----- DATA -----

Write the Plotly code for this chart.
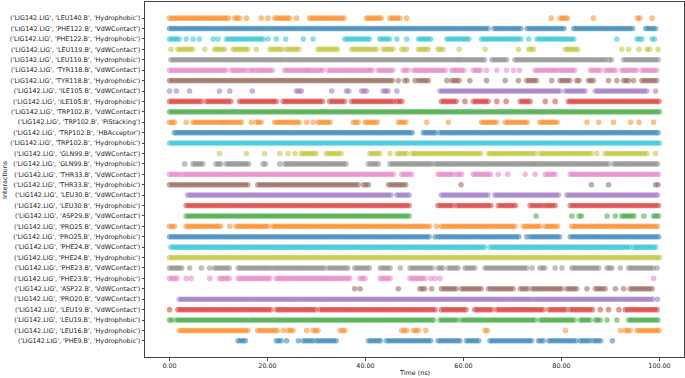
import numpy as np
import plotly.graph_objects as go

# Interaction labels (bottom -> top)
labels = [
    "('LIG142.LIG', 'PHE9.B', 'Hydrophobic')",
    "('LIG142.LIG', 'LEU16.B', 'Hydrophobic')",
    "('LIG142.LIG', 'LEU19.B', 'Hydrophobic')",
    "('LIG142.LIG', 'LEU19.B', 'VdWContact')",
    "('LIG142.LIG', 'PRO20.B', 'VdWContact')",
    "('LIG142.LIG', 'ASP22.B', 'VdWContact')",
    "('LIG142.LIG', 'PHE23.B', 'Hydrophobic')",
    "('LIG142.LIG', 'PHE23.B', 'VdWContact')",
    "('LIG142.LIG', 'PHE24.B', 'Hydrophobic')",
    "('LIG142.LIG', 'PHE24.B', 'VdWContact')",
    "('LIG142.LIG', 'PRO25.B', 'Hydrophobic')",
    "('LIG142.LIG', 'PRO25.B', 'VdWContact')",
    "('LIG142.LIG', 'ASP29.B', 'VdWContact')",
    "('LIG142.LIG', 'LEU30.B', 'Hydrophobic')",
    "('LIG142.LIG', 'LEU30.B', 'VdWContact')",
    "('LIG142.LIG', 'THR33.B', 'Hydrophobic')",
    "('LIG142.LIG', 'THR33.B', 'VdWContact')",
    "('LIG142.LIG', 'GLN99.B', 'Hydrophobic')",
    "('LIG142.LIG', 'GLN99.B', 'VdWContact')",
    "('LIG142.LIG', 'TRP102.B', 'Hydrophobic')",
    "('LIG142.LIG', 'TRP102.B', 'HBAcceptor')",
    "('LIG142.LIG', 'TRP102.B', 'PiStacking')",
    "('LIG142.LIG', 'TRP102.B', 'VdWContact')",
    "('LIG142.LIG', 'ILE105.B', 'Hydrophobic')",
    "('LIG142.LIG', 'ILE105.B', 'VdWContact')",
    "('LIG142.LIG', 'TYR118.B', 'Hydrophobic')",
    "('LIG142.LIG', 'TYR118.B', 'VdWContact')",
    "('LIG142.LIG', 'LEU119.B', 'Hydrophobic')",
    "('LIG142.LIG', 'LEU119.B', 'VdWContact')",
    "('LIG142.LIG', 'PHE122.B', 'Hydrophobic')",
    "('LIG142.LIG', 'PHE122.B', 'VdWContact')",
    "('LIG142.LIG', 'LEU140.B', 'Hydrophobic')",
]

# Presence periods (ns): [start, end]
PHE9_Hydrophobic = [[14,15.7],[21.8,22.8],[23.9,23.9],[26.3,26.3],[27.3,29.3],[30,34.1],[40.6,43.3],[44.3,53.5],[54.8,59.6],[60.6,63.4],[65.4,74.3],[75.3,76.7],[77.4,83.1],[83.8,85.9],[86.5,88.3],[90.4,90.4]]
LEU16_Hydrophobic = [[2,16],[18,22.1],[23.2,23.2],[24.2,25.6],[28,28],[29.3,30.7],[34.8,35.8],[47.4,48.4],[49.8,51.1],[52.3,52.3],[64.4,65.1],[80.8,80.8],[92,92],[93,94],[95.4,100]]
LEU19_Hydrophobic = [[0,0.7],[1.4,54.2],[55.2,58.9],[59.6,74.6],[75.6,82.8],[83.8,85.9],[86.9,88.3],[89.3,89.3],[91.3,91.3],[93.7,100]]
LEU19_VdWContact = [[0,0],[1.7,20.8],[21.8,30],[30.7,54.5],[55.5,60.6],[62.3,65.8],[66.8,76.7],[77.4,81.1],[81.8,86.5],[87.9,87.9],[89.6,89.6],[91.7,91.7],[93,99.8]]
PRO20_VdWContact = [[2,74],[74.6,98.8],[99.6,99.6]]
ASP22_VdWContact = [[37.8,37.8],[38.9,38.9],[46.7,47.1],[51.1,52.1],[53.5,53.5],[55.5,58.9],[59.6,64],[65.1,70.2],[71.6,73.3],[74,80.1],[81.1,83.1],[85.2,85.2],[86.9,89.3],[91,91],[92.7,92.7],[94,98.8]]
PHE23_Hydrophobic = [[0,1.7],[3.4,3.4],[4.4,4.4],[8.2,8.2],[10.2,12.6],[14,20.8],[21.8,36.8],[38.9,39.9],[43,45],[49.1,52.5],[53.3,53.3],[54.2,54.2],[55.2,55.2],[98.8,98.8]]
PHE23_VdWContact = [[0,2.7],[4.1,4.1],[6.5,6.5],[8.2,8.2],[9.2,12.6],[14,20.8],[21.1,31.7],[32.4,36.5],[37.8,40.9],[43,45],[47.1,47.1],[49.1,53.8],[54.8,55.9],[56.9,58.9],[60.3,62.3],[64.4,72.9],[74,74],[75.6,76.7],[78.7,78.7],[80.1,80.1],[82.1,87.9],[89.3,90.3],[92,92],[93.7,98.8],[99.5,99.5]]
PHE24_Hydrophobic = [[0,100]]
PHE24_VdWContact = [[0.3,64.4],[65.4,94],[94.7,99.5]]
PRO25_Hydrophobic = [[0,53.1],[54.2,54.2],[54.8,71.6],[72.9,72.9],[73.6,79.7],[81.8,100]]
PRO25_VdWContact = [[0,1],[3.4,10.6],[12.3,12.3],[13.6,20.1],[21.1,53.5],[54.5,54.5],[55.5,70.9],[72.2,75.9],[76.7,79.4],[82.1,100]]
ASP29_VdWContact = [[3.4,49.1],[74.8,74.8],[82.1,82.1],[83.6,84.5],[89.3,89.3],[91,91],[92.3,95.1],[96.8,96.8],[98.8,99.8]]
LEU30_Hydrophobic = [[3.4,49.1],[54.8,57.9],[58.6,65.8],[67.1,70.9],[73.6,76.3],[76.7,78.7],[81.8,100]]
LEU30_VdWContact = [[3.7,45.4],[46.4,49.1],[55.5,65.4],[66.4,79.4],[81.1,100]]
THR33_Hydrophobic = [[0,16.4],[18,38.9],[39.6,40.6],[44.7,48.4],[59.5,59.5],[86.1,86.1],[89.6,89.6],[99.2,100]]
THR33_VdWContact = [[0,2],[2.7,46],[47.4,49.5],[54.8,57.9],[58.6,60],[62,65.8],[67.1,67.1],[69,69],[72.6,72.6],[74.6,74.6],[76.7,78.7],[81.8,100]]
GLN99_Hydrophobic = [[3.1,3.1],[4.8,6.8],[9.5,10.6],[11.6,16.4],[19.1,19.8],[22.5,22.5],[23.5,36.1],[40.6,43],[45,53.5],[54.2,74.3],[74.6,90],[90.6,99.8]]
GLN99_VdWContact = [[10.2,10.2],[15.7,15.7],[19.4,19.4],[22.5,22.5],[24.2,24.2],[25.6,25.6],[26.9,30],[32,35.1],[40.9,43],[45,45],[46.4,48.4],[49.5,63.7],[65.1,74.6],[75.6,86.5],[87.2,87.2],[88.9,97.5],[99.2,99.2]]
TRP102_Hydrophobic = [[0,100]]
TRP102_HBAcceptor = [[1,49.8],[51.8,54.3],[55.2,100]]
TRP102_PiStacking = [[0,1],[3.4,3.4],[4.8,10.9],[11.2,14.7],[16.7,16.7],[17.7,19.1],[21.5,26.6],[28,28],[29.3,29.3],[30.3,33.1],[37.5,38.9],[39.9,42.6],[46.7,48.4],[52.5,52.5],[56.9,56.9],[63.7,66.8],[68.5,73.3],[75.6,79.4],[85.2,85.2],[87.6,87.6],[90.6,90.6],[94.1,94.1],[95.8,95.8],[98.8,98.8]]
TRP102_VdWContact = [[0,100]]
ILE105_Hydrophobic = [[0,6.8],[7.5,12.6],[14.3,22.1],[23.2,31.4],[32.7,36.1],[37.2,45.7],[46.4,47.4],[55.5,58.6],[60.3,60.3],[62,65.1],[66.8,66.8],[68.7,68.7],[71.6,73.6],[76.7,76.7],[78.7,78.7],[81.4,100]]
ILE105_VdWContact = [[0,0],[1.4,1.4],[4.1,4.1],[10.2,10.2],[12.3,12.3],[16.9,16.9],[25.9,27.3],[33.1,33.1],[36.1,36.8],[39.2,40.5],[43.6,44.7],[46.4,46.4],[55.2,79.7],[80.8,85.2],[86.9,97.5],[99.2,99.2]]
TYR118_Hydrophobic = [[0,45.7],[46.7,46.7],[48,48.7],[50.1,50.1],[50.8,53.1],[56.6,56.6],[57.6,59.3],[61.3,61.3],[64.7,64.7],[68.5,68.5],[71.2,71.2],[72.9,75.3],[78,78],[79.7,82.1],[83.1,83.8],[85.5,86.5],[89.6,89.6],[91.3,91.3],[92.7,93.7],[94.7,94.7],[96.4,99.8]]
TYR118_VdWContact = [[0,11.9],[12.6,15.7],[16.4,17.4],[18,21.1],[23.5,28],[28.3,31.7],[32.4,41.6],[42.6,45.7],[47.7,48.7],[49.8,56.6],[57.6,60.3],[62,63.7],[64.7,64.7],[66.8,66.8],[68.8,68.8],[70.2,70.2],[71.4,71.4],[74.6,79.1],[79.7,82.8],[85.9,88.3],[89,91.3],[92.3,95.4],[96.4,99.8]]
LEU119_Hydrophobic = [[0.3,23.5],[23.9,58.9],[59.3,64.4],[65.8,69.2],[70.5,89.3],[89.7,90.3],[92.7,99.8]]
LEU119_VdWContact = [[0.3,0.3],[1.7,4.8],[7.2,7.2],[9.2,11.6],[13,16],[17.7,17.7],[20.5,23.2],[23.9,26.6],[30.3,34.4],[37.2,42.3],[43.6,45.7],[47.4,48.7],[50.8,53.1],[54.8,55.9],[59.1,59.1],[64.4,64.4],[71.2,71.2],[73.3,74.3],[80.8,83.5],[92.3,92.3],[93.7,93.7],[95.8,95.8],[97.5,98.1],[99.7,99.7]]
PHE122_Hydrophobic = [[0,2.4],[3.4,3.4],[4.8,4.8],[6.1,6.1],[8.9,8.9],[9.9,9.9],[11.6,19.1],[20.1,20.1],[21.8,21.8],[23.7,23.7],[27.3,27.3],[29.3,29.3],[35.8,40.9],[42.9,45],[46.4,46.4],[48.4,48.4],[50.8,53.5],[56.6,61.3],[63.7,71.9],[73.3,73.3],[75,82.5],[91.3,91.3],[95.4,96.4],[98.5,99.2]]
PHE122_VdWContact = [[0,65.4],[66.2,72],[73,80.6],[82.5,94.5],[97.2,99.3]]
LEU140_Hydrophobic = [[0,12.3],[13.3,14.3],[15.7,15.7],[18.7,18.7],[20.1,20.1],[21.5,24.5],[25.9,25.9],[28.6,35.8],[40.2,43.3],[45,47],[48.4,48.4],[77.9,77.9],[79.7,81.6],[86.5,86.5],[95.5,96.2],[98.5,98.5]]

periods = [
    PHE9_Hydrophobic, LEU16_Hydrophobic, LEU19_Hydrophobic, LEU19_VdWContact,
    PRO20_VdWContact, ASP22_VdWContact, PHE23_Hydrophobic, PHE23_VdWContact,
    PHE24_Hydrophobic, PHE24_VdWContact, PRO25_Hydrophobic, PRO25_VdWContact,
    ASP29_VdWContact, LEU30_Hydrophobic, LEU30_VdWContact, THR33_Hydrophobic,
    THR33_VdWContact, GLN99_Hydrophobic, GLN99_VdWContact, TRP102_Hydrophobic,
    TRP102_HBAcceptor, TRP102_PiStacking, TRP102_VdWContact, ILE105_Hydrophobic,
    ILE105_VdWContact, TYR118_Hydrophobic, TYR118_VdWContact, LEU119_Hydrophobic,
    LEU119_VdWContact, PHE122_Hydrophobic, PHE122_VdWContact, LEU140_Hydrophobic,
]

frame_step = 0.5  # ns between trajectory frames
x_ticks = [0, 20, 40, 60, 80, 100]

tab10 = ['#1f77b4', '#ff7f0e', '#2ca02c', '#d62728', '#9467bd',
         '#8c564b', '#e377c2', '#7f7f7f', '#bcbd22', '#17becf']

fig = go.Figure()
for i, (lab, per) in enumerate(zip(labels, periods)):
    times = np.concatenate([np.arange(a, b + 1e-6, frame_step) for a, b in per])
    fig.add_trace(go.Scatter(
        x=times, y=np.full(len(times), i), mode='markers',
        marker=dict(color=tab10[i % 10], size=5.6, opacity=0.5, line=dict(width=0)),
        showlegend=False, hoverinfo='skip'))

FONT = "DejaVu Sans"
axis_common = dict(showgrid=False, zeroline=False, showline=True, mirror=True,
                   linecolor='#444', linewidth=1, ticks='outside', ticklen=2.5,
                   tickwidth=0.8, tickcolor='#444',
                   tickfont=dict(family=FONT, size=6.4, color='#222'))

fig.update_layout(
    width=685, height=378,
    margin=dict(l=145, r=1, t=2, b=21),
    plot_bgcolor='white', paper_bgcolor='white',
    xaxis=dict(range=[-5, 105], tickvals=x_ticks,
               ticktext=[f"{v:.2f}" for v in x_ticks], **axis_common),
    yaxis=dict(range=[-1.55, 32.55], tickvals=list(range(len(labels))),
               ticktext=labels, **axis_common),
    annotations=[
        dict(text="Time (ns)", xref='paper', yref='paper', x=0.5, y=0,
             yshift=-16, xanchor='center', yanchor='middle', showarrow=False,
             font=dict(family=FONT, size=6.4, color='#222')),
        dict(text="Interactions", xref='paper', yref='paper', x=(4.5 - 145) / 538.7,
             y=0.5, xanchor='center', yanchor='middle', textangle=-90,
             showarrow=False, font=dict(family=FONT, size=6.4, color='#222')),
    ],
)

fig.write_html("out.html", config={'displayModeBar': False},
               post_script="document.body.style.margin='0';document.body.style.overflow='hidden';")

-----

### SHORT PROBLEM
Only the lines from the start of the material through the line containing "import plotly.graph_objects as go" should be transcribed. Pictures stay out.

### RESPONSE FOR THIS EXERCISE
Write the Plotly code for this chart.
import numpy as np
import plotly.graph_objects as go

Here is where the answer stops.